By December 14, 2008 July 29th, 2016 Uncategorized
I knew the moment that I wanted to become a doctor, I also wanted to be a surgeon. This was not because I thought it was “cool or fun,” or that I like played the game “operation” when I was a kid, but because I knew that my personality and values matched this profession: I liked working with my hands, the idea of “healing patients with my hands,” and requiring technical precision to produce results. I was impatient, and wanted to see the results of my work immediately, not months or years later. I knew the moment that I tied my first knot around a blood vessel, cut out a cancer on the body, and fixed a broken bone, that this was the greatest profession in the world. Every time I stepped foot in the operating room, there was a reaffirming moment or experience that made me certain that surgery was the right field for me.

Understanding your own personality and values will go a long way in determining your fit and longevity in plastic surgery. Surgical training is long and gruelling (between 6-10 years), and plastic surgery training is not a “walk in the park.” If you think that the years of training in plastic surgery will be centered around “boob jobs and liposuction,” you will be sorely disappointed.
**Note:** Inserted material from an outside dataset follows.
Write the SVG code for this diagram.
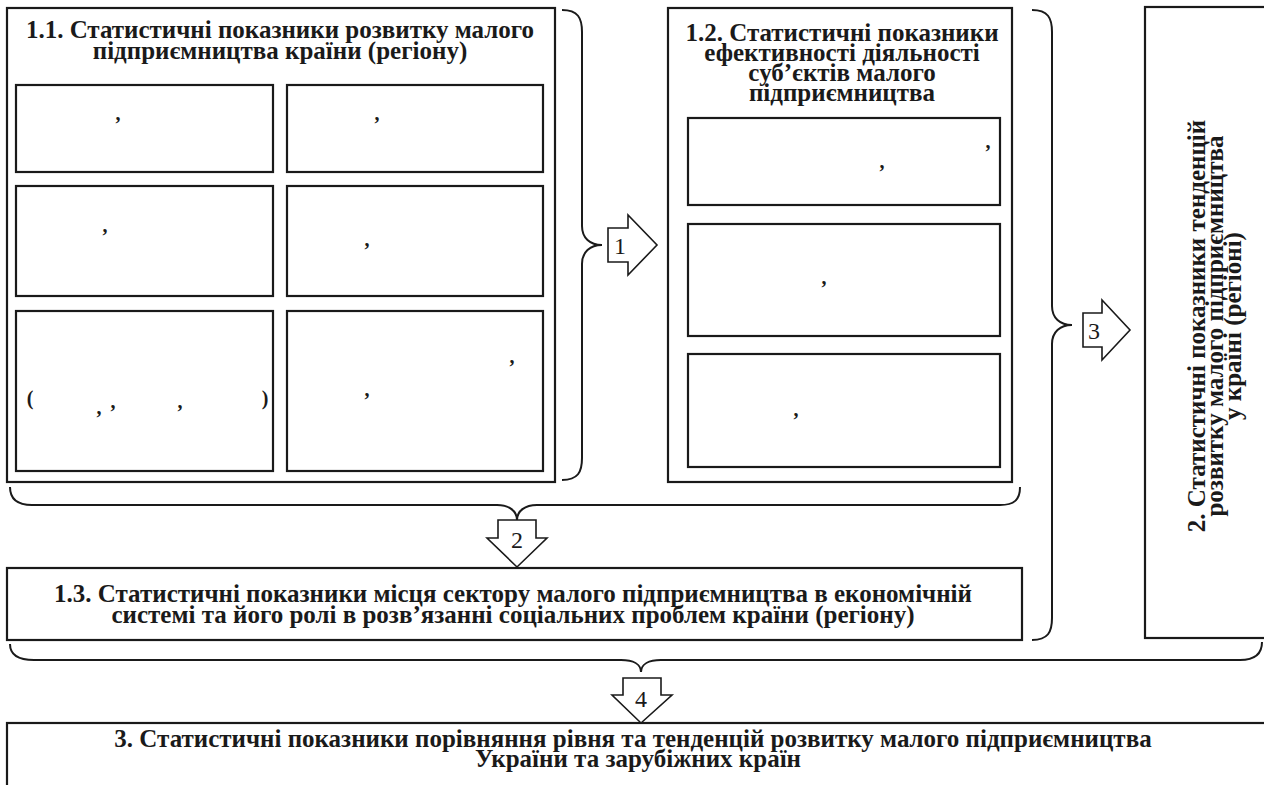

Try thinking of days in the burn intensive care unit managing the sickest of patients, 100 degree operating rooms reconstructing a burned child, 10 hour operations reconstructing a mangled face or limb, being wallowed up by the odor of a necrotizing infection, then going home to prepare a power point lecture on a topic you know little about, and giving that lecture to your peers and attendings who will criticize your work–then getting up at 5am to round on your patients to start the cycle all over.

I have seen many in surgery who quit in the middle of training because the surgical lifestyle does not fit their life. When you choose the road to become a surgeon, you need to know your personality, values, and motivators. If you cannot love the operating room like you love your own home, then you need to think twice about embarking on this journey. For those who can, there is an infinitely bright future in this field for you.